Preparation of microstructure controllable CL-20/FOX-7 composite microspheres by microchannel recrystallization technology to enhance safety and combustion performance

Abstract

Realizing the balance between high energy density and multifunctionality of energetic materials is a hot spot in current research, and its study is of great significance for the application of energetic materials. Regulating microstructure is widely recognized as an effective strategy for solving such problems. In this paper, four different microstructures of Hexanitrohexaazaisowurtzitane(CL-20)/1,1-diamino −2,2-dinitroethylene(FOX-7) composite microspheres, namely, hollow, porous irregular microspheres, porous microspheres, and layered porous microspheres, were prepared by microchannel recrystallization technology. The effects of crystal precipitation rate, binder mechanical properties, and purity of water phase on the microstructure of composite microspheres were systematically investigated.
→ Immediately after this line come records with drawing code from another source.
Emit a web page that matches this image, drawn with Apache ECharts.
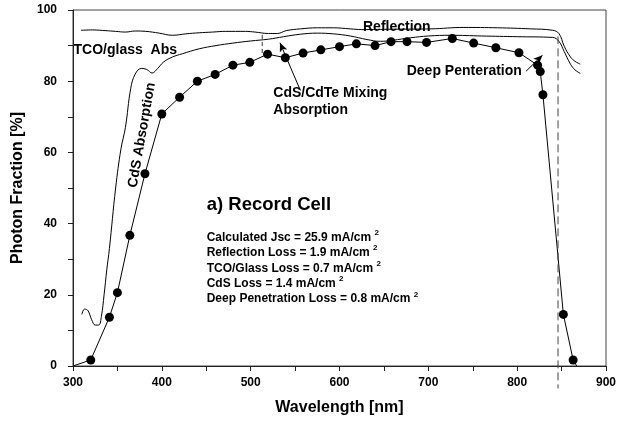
<!DOCTYPE html>
<html>
<head>
<meta charset="utf-8">
<script src="https://cdn.jsdelivr.net/npm/echarts@6/dist/echarts.min.js"></script>
<style>html,body{margin:0;padding:0;background:#fff}#c{width:626px;height:426px}</style>
</head>
<body>
<div id="c"></div>
<script>
// Measured photon fraction (dots)
const measured = [[300,0],[320,1.7],[341,13.7],[350,20.6],[364,36.7],[381,54],[400,70.8],[420,75.5],[440,80],[460,81.9],[480,84.5],[499,85.3],[519,87.6],[539,86.6],[559,87.9],[579,88.8],[600,89.7],[619,90.5],[640,90],[658,91.1],[676,91.1],[698,90.9],[727,92],[751,90.7],[776,89.4],[802,88],[823,84.5],[826,82.7],[829,76.2],[852,14.5],[863,1.7],[867,0]];
// 100 - Reflection
const reflection = [[309,94.3],[322,94.4],[337,94.2],[348,94.0],[359,93.8],[370,94.1],[382,94.0],[397,93.5],[412,92.9],[427,93.3],[442,93.6],[457,93.8],[472,94.0],[494,94.0],[505,93.8],[520,93.4],[530,93.4],[540,94.2],[556,94.7],[575,95],[593,95],[612,94.7],[625,94.5],[660,94.6],[703,94.7],[740,95.1],[778,95],[815,94.7],[840,94.3],[847,93.4],[853,89.8],[860,86.8],[865,85.6],[871,84.8]];
// 100 - Reflection - TCO/glass absorption
const tcoGlass = [[310,14.5],[313,16],[317,15.5],[321,13],[325,11.5],[329,11.5],[332,14],[335,20],[338,27],[341,33],[348,50],[354,61],[359,67],[365,78],[370,82],[377,83.6],[383,83.3],[389,82.3],[395,83.5],[402,85.4],[412,86.8],[423,87.7],[442,89.1],[461,90],[480,90.7],[500,91.3],[520,91.8],[537,92.5],[556,93.2],[575,93.5],[593,93.3],[612,92.7],[631,91.7],[646,91.2],[660,91.5],[680,92.2],[700,92.7],[725,92.9],[760,92.7],[800,92.5],[840,92.3],[847,91.2],[853,88.3],[860,84.8],[865,83.2],[871,82.2]];
// cutoff markers
const cutoffLong = [[846,92.6],[846,-6.3]];
const cutoffShort = [[513,93],[513,87.7]];
// annotation arrows [from, to]
const arrowMixing = [[556,77.4],[533,90.8]];
const arrowDeep = [[810,82.8],[828.5,87.3]];
const xTicks = {min:300, max:900, interval:100};
const yTicks = {min:0, max:100, interval:20};
const infoLines = [
  'Calculated Jsc = 25.9 mA/cm',
  'Reflection Loss = 1.9 mA/cm',
  'TCO/Glass Loss = 0.7 mA/cm',
  'CdS Loss = 1.4 mA/cm',
  'Deep Penetration Loss = 0.8 mA/cm'
];

const FONT = '"Liberation Sans", Arial, sans-serif';
const chart = echarts.init(document.getElementById('c'));
const measuredData = measured.map((p, i) => (i === 0 || i === measured.length - 1) ? {value: p, symbol: 'none'} : p);

const graphics = [];
const addText = (text, x, y, size, extra) => graphics.push(Object.assign({
  type: 'text', x: x, y: y,
  style: {text: text, fill: '#000', font: 'bold ' + size + 'px ' + FONT, textVerticalAlign: 'middle'}
}, extra || {}));
addText('TCO/glass  Abs', 73.5, 50, 14);
addText('Reflection', 363, 26.7, 14);
addText('CdS/CdTe Mixing', 273.3, 93.3, 14);
addText('Absorption', 273.3, 110, 14);
addText('Deep Penteration', 406.7, 70.7, 14);
addText('a) Record Cell', 206.7, 205, 18.5);
graphics.push({
  type: 'text', x: 142, y: 135, rotation: 80 * Math.PI / 180,
  style: {text: 'CdS Absorption', fill: '#000', font: 'bold 14px ' + FONT, textAlign: 'center', textVerticalAlign: 'middle'}
});
const infoY = [237.3, 252.7, 268.3, 283.3, 299];
infoLines.forEach((t, i) => {
  graphics.push({
    type: 'text', x: 206.7, y: infoY[i] - 8.5,
    style: {
      text: '{m|' + t + '} {s|2}',
      textVerticalAlign: 'top',
      rich: {
        m: {fontSize: 12, fontWeight: 'bold', fontFamily: FONT, fill: '#000', color: '#000', lineHeight: 17, verticalAlign: 'middle'},
        s: {fontSize: 8, fontWeight: 'bold', fontFamily: FONT, fill: '#000', color: '#000', lineHeight: 7, verticalAlign: 'top'}
      }
    }
  });
});

const axisCommon = {
  type: 'value',
  axisLine: {show: true, lineStyle: {color: '#222', width: 1}},
  axisTick: {show: true, length: 5, lineStyle: {color: '#222'}},
  minorTick: {show: true, splitNumber: 2, length: 5, lineStyle: {color: '#222'}},
  splitLine: {show: false},
  axisLabel: {color: '#000', fontWeight: 'bold', fontSize: 12, fontFamily: FONT},
  nameLocation: 'middle',
  nameTextStyle: {color: '#000', fontWeight: 'bold', fontSize: 16, fontFamily: FONT}
};

chart.setOption({
  animation: false,
  backgroundColor: '#fff',
  grid: {left: 73, right: 20, top: 10, bottom: 60, show: true, borderColor: '#444', borderWidth: 1, backgroundColor: 'transparent'},
  xAxis: Object.assign({}, axisCommon, xTicks, {name: 'Wavelength [nm]', nameGap: 34, axisLabel: Object.assign({}, axisCommon.axisLabel, {margin: 11})}),
  yAxis: Object.assign({}, axisCommon, yTicks, {name: 'Photon Fraction [%]', nameGap: 47, axisLabel: Object.assign({}, axisCommon.axisLabel, {margin: 16})}),
  graphic: graphics,
  series: [
    {type: 'line', data: reflection, smooth: 0.4, symbol: 'none', lineStyle: {color: '#000', width: 1}},
    {type: 'line', data: tcoGlass, smooth: 0.4, symbol: 'none', lineStyle: {color: '#000', width: 1}},
    {type: 'line', data: measuredData, symbol: 'circle', symbolSize: 9, itemStyle: {color: '#000'}, lineStyle: {color: '#000', width: 1},
      markLine: {silent: true, symbol: ['none', 'arrow'], symbolSize: [6, 9], label: {show: false},
        lineStyle: {color: '#000', width: 1, type: 'solid'},
        data: [
          [{coord: arrowMixing[0]}, {coord: arrowMixing[1]}],
          [{coord: arrowDeep[0]}, {coord: arrowDeep[1]}]
        ]}},
    {type: 'line', data: cutoffLong, symbol: 'none', clip: false, lineStyle: {color: '#444', width: 1, type: [8, 4]}},
    {type: 'line', data: cutoffShort, symbol: 'none', clip: false, lineStyle: {color: '#333', width: 1, type: [4, 3]}}
  ]
});
</script>
</body>
</html>
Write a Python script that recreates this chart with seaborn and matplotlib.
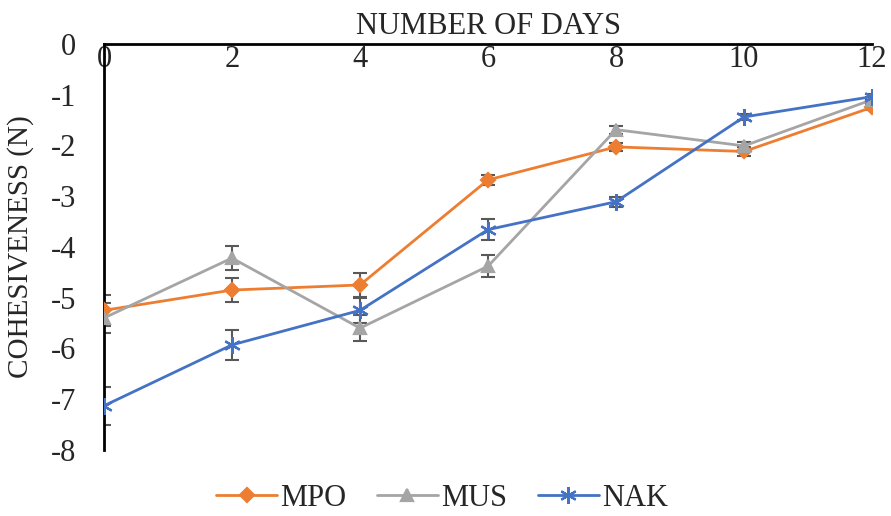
import matplotlib
matplotlib.use("Agg")
import matplotlib.pyplot as plt
import seaborn as sns
import pandas as pd
import numpy as np

days = [0, 2, 4, 6, 8, 10, 12]
mpo = [-5.25, -4.85, -4.75, -2.68, -2.03, -2.12, -1.25]
mus = [-5.40, -4.22, -5.60, -4.38, -1.69, -2.01, -1.10]
nak = [-7.13, -5.93, -5.25, -3.66, -3.11, -1.44, -1.04]
mpo_err = [0.30, 0.24, 0.24, 0.10, 0.08, 0.08, 0.06]
mus_err = [0.30, 0.23, 0.25, 0.22, 0.08, 0.08, 0.06]
nak_err = [0.37, 0.30, 0.25, 0.20, 0.10, 0.06, 0.06]

series = {
    "MPO": (mpo, mpo_err, "#ED7D31", "D", 7),
    "MUS": (mus, mus_err, "#A5A5A5", "^", 9),
    "NAK": (nak, nak_err, "#4472C4", (6, 2, 0), 12),
}

sns.set_style("white")
plt.rcParams["font.family"] = ["Liberation Serif", "DejaVu Serif"]
plt.rcParams["axes.unicode_minus"] = False

fig = plt.figure(figsize=(8.91, 5.16), dpi=100)
ax = fig.add_axes([0.1167, 0.128, 0.862, 0.787])

for name, (vals, err, col, mk, ms) in series.items():
    df = pd.DataFrame({"day": days, "val": vals})
    ax.errorbar(days, vals, yerr=err, fmt="none", ecolor="#595959",
                elinewidth=1.5, capsize=5, capthick=1.5, zorder=2)
    sns.lineplot(data=df, x="day", y="val", ax=ax, color=col, marker=mk,
                 markersize=ms, markeredgecolor=col, markeredgewidth=1.6,
                 linewidth=2, label=name, zorder=3)

ax.set_xlim(0, 12)
ax.set_ylim(-8, 0)
ax.set_xticks(days)
ax.set_yticks(range(-8, 1))
ax.xaxis.tick_top()
ax.xaxis.set_label_position("top")
ax.tick_params(axis="x", length=0, pad=-22, labelsize=22)
ax.tick_params(axis="y", length=0, pad=20, labelsize=22)
ax.set_xlabel("NUMBER OF DAYS", fontsize=22, labelpad=7)
ax.set_ylabel("COHESIVENESS (N)", fontsize=21, labelpad=12)

for s in ["right", "bottom"]:
    ax.spines[s].set_visible(False)
for s in ["top", "left"]:
    ax.spines[s].set_color("black")
    ax.spines[s].set_linewidth(2)

ax.legend(loc="upper center", bbox_to_anchor=(0.44, -0.015), ncol=3,
          frameon=False, fontsize=22, handlelength=2.0, handletextpad=0.1,
          columnspacing=1.0)

fig.savefig("out.png", dpi=100)
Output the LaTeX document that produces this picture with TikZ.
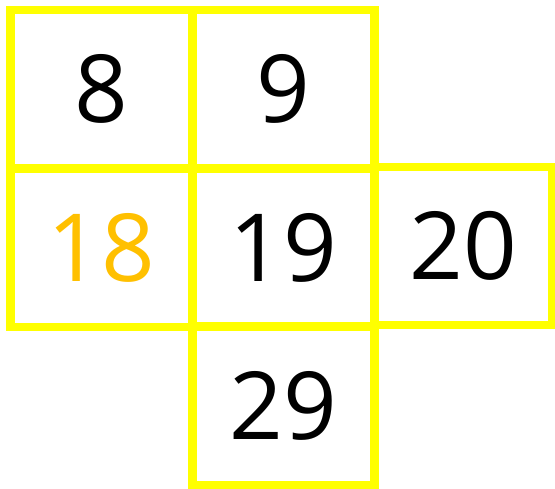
\documentclass[tikz,border=0pt]{standalone}
\usepackage{fontspec}
\usepackage{xcolor}
\usepackage{tikz}
\usetikzlibrary{positioning}
\newfontfamily\numfont{Open Sans}
\definecolor{GridYellow}{RGB}{255,255,0}
\definecolor{HiOrange}{RGB}{255,192,0}

\begin{document}
\begin{tikzpicture}[x=1pt, y=-1pt,
            cell/.style={rectangle, draw=GridYellow, line width=8.5pt,
                         minimum width=182pt, minimum height=158.5pt,
                         inner sep=0pt, font=\numfont\fontsize{94}{94}\selectfont,
                         align=center}
          ]
          % Background and margins
          \fill[white] (0,0) rectangle (555,488);
          \useasboundingbox (0,0) rectangle (555,488);
          % Top row
          \foreach \n/\x in {8/101.5, 9/283.5} {
            \node[cell] (c\n) at (\x, 89.25) {\n};
          }
          % Middle row
          \node[cell, text=HiOrange] (c18) at (101.5, 247.75) {18};
          \node[cell] (c19) at (283.5, 247.75) {19};
          \node[cell, minimum width=177.5pt, minimum height=158pt] (c20) at (463.25, 246) {20};
          % Bottom row
          \node[cell] (c29) at (283.5, 405.75) {29};
        \end{tikzpicture}
\end{document}
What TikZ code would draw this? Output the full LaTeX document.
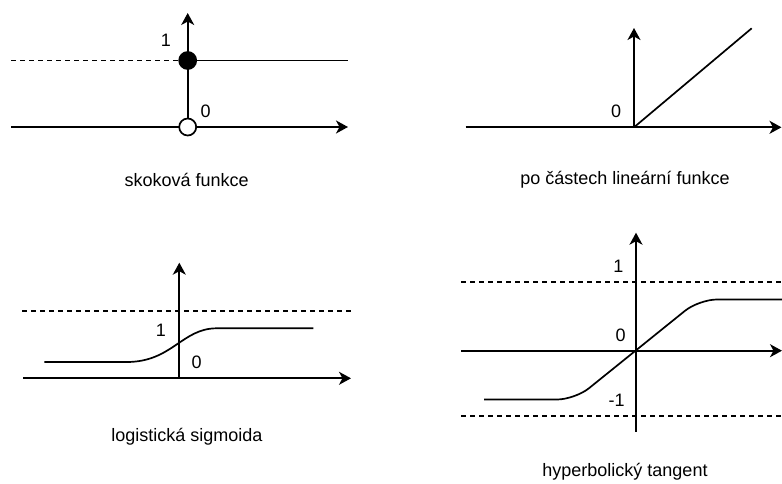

The four prepared samples were spherical particles with regular morphology and uniform particle size. The angle of repose and mechanical sensitivity tests showed that the CL-20/FOX-7 composite microspheres had good dispersibility and mechanical sensitivity. Ignition experiments show that hollow microspheres have the best energy release efficiency, while porous microspheres have higher energy density and more stable energy release efficiency. The results show that the combustion performance and safety of the composite microspheres can be effectively enhanced by adjusting the microstructure. Microchannel recrystallization technology can realize the controllable preparation of the microstructure of composite microspheres, which provides a reference for the design and preparation of other composite microspheres.